Who's Backing the Next Generation of Smart Grid Experts?

photo: Urbans/shutterstock

photo: Urbans/shutterstock

The W.M. Keck Foundation is a long-running science and education funder that just kind of chugs along doing its thing, with its steady stream of six- and sometimes seven-figure grants backing a lot of cool projects. So we're always on the lookout for what kind of far-out science or surprising undergrad programs it’s getting behind. 

The latest such grant to catch our attention is headed to the Oregon Institute of Technology in support of a new Smart Grid Lab that will be named after the foundation. While not an energy or climate funder, Keck does venture into green subject matter from time to time, awarding this particular grant through its undergraduate education program.

The grant for $225,000 will allow undergraduate engineering students to gain expertise in the power sector and conduct research on the future of energy systems, using new hardware and software to improve the way electricity grids distributes power. 

There’s a pretty standard STEM education element to this grant, helping college students gain leading-edge training in a field with high demand for incoming professionals. 

But smart grid research is also important to the future reliability of the country’s aging energy infrastructure, and to integrating the growing share of renewable energy sources like wind, solar and geothermal.

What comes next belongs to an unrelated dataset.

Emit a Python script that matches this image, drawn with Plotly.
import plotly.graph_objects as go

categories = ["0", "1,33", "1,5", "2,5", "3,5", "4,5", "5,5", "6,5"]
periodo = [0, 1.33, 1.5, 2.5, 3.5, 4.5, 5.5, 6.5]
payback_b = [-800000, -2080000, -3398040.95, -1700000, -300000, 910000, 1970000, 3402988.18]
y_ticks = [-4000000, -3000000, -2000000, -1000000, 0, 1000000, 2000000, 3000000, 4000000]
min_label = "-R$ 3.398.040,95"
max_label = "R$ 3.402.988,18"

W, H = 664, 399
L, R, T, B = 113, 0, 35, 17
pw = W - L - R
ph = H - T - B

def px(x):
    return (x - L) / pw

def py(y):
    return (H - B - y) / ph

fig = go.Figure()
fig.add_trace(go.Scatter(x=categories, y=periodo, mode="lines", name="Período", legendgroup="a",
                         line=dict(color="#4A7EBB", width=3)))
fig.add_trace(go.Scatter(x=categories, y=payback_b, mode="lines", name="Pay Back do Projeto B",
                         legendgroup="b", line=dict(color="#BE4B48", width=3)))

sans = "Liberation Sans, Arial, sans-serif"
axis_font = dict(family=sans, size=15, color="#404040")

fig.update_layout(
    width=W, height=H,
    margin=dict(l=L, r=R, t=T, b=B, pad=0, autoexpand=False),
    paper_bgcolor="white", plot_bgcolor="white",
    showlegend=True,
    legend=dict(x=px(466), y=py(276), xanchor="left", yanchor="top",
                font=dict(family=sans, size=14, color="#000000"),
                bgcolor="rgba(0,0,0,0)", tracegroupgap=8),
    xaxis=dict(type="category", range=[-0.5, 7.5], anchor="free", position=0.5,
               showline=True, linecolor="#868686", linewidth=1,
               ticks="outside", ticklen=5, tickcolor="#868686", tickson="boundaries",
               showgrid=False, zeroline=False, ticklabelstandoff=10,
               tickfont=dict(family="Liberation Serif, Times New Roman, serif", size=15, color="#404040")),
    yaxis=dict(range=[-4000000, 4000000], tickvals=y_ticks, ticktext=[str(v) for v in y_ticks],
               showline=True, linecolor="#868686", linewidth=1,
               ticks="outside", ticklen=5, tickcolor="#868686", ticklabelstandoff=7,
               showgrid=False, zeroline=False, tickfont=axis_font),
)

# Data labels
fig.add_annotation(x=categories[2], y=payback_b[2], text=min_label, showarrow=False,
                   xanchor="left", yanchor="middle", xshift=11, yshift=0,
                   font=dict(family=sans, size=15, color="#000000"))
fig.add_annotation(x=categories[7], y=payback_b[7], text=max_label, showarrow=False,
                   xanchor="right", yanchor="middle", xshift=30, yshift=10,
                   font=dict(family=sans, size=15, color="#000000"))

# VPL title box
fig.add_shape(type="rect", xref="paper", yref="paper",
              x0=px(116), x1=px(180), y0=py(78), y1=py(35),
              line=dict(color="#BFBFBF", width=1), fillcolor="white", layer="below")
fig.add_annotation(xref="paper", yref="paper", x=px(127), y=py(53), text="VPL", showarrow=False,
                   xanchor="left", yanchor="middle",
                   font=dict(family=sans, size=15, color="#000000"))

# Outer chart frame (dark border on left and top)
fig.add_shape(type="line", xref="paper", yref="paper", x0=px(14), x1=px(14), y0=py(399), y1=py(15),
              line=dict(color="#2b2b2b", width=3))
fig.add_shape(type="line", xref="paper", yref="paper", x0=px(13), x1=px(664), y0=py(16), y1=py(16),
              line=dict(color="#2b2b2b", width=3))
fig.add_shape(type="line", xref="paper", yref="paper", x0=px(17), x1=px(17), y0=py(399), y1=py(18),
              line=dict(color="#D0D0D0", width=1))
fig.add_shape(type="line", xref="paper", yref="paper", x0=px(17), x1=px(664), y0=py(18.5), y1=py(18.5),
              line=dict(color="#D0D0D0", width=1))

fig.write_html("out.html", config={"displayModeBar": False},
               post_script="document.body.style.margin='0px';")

The future grid will use advanced sensors, data collection, and communication software to become more efficient and flexible, reduce and respond to outages, and make clean energy more reliable. 

Smart grid technology is also complex, and involves many stakeholders and sectors, requiring knowledge in multiple disciplines, a focus of the new center. Oregon Tech is a Klamath Falls-based school that already offers degrees in renewable energy and self-generates the vast majority of its electricity from renewable sources.  

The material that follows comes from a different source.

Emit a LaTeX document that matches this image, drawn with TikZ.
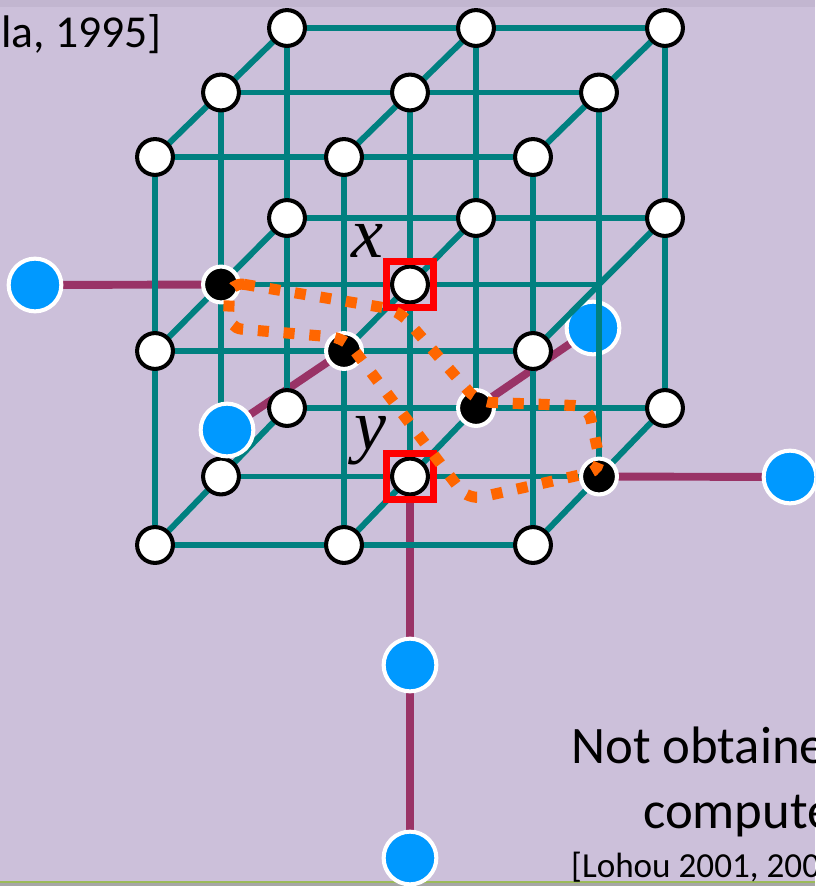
\documentclass[tikz,border=0pt]{standalone}
\usepackage{fontspec}
\setmainfont{Carlito}
\newfontfamily\varfont{Liberation Serif}
\definecolor{slidebg}{RGB}{204,192,218}
\definecolor{slidetop}{RGB}{194,182,208}
\definecolor{gridteal}{RGB}{0,128,128}
\definecolor{linkpurple}{RGB}{153,51,102}
\definecolor{outblue}{RGB}{0,153,255}
\definecolor{loopcol}{RGB}{255,102,0}
\definecolor{footgreen}{RGB}{155,187,89}
\definecolor{footgray}{RGB}{166,166,166}

\tikzset{
  gridline/.style={gridteal, line width=3.4pt},
  link/.style={linkpurple, line width=4.5pt},
  vox/.style={circle, draw=black, fill=white, line width=2.3pt, minimum size=20.4pt, inner sep=0pt},
  voxon/.style={vox, draw=white, fill=black},
  outside/.style={circle, draw=white, fill=outblue, line width=2.3pt, minimum size=30pt, inner sep=0pt},
  pickbox/.style={draw=red, line width=4pt, minimum size=26.6pt, inner sep=0pt},
  varlabel/.style={font=\varfont\itshape\fontsize{41}{41}\selectfont, inner sep=0pt},
}

\begin{document}
\begin{tikzpicture}[x=0.02cm, y=-0.02cm]
\useasboundingbox (0,0) rectangle (815,886);
\clip (0,0) rectangle (815,886);
\fill[slidebg] (0,0) rectangle (815,886);
\fill[slidetop] (0,0) rectangle (815,7);
\fill[footgray] (0,882) rectangle (815,886);
\draw[footgreen, line width=1.5pt] (0,882) -- (815,882);

% lattice points p<i><j><k>: i left-right, j back-front, k top-bottom
\foreach \i in {0,1,2}
  \foreach \j in {0,1,2}
    \foreach \k in {0,1,2} {
      \pgfmathsetmacro\px{287+189*\i-66*\j}
      \pgfmathsetmacro\py{28+190*\k+64.5*\j+2*\j*\k}
      \coordinate (p\i\j\k) at (\px,\py);
    }

% neighbours outside the cube
\coordinate (qleft) at (35,285);
\coordinate (qback) at (593,328);
\coordinate (qfront) at (227,430);
\coordinate (qright) at (790,477);
\coordinate (qdown) at (410,665);
\coordinate (qlow) at (410,858);

\draw[link] (qleft) -- (p011);
\draw[link] (qback) -- (p102);
\draw[link] (qfront) -- (p121);
\draw[link] (qright) -- (p212);
\draw[link] (p112) -- (qdown) -- (qlow);
\node[outside] (bback) at (qback) {};

% the grid
\foreach \a in {0,1,2}
  \foreach \b in {0,1,2} {
    \draw[gridline] (p\a\b0) -- (p\a\b2);
    \draw[gridline] (p0\a\b) -- (p2\a\b);
    \draw[gridline] (p\a0\b) -- (p\a2\b);
  }

\foreach \p in {000,100,200,010,110,210,020,120,220,
                001,101,201,021,221,
                002,202,012,022,122,222}
  \node[vox] (v\p) at (p\p) {};
\node[vox] (vx) at (p111) {};
\node[vox] (vy) at (p112) {};
\foreach \p in {011,121,102,212}
  \node[voxon] (v\p) at (p\p) {};

\node[pickbox] (boxx) at (vx) {};
\node[pickbox] (boxy) at (vy) {};
\node[varlabel, anchor=base] (labx) at (367,257) {x};
\node[varlabel, anchor=base] (laby) at (370,449) {y};

% the loop through the black points
\draw[loopcol, line width=6.3pt, dash pattern=on 6.3pt off 8.4pt, rounded corners=8pt]
  (230,282) -- (398,310) -- (478,402) -- (588,406) -- (602,470)
  -- (468,500) -- (345,338) -- (228,328) -- cycle;

\node[outside] (bfront) at (qfront) {};
\node[outside] (bleft) at (qleft) {};
\node[outside] (bright) at (qright) {};
\node[outside] (bdown) at (qdown) {};
\node[outside] (blow) at (qlow) {};

\node[anchor=base east, font=\fontsize{26}{26}\selectfont] (citetop) at (168,47) {la, 1995]};
\node[anchor=base west, font=\fontsize{30}{30}\selectfont] (noteone) at (565,763) {Not obtaine};
\node[anchor=base west, font=\fontsize{30}{30}\selectfont] (notetwo) at (637,828) {compute};
\node[anchor=base west, font=\fontsize{20}{20}\selectfont] (citelow) at (565,877) {[Lohou 2001, 200};
\end{tikzpicture}
\end{document}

Smart grid technology has been the subject of significant Department of Energy-funded research, including billions allocated through the American Recovery and Reinvestment Act. On the philanthropy front, the leader in this space is software billionaire Thomas Siebel, who launched the Siebel Energy Institute to distribute grants toward smart grid technology. The Rockefeller Foundation has also devoted funding to mini-grid tech, focused on expanding access to electricity in India. 

The Keck grant comes from the foundation’s undergraduate education program, which gives awards of under $1 million to projects that prioritize research, science and tech, critical thinking, and interdisciplinary work. Keck’s other main programs fund edgy research projects in science, engineering and medicine, and local funding in Southern California. Grants are chosen by a series of committees, including but not limited to Keck family members—the founder was the head of the Superior Oil Company.

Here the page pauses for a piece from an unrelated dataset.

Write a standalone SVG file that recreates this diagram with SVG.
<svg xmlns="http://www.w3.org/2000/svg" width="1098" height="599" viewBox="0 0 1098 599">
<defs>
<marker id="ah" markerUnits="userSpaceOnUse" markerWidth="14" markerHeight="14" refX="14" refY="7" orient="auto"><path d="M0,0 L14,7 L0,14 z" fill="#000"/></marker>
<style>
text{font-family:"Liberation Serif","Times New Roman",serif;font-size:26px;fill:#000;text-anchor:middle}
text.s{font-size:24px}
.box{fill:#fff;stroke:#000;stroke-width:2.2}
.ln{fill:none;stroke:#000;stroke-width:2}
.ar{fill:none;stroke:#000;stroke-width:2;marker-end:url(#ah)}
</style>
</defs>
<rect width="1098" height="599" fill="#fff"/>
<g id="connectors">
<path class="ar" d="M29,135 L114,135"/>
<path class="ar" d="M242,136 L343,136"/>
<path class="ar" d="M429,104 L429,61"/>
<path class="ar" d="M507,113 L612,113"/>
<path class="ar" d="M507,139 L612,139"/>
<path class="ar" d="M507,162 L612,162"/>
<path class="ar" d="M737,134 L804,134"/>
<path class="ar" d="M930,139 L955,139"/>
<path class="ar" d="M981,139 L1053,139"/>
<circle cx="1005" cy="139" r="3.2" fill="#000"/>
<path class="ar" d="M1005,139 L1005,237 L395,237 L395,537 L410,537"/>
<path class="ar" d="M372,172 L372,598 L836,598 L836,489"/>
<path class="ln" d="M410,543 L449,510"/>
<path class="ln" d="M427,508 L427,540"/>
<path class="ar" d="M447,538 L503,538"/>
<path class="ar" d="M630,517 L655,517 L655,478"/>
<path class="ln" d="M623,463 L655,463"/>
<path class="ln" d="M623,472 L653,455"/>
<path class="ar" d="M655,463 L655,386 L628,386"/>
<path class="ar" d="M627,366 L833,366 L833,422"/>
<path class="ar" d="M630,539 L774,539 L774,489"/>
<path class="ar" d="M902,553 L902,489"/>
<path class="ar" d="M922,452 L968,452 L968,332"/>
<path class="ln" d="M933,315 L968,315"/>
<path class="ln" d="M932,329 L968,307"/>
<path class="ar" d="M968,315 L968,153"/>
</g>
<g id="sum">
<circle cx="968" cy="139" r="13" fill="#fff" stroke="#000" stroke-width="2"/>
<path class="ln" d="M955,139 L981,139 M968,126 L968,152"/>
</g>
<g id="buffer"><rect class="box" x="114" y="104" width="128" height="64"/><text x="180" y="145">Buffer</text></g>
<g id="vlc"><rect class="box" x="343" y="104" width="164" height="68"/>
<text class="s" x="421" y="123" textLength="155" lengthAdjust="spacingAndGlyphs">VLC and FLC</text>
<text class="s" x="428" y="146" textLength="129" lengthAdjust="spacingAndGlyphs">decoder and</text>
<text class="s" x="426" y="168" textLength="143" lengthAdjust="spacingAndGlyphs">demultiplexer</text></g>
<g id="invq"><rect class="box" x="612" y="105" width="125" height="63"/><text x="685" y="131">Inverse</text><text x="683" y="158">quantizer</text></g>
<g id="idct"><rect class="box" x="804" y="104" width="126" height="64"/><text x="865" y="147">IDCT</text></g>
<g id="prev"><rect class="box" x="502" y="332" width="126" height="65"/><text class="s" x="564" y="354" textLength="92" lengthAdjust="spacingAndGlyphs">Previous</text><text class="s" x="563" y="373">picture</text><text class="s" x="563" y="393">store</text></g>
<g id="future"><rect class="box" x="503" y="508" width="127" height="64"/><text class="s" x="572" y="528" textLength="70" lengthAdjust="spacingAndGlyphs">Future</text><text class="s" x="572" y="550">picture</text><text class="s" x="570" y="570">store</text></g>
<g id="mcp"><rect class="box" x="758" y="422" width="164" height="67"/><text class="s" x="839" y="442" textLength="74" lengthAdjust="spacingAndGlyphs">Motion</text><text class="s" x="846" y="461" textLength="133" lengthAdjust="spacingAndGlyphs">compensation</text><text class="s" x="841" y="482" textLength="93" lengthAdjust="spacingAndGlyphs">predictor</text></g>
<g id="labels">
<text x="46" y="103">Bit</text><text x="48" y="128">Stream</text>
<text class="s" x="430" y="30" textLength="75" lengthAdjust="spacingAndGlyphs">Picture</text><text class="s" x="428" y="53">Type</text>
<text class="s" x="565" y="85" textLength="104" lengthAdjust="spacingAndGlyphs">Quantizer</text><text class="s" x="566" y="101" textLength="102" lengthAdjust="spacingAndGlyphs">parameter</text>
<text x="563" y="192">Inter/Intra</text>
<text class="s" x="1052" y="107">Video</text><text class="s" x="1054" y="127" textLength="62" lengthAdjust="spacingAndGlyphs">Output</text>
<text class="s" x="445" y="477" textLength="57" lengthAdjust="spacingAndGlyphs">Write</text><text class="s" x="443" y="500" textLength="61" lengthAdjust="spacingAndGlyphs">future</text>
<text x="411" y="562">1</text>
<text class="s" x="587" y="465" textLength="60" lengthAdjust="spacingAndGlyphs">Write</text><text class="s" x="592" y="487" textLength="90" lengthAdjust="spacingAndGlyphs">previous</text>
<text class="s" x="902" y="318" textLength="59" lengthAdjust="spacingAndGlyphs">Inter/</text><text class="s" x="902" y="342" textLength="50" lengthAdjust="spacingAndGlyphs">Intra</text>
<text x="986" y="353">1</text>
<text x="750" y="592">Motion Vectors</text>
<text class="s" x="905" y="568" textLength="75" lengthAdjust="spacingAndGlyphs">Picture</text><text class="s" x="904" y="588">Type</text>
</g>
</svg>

Again, while not an environmental funder, we’ve seen some interesting environmental-adjacent projects from Keck. In this latest science grant cycle, for example, a $1 million grant is going toward study in Hawaii of the microbiomes of large-scale ecosystems, and another for the same amount to Woods Hole Oceanographic Institution to develop a new acoustic tool for ocean science. Previously, we covered one campus grant to study river health in California and another to Portland State University in support of a green architecture and design program. 

While Keck comes at this topic with a clear interest in science and education, hopefully, the foundation will make grants in the climate and energy space a trend in its future funding patterns. This is a topic that needs as much support as it can get, from across the spectrum of foundations and their priorities.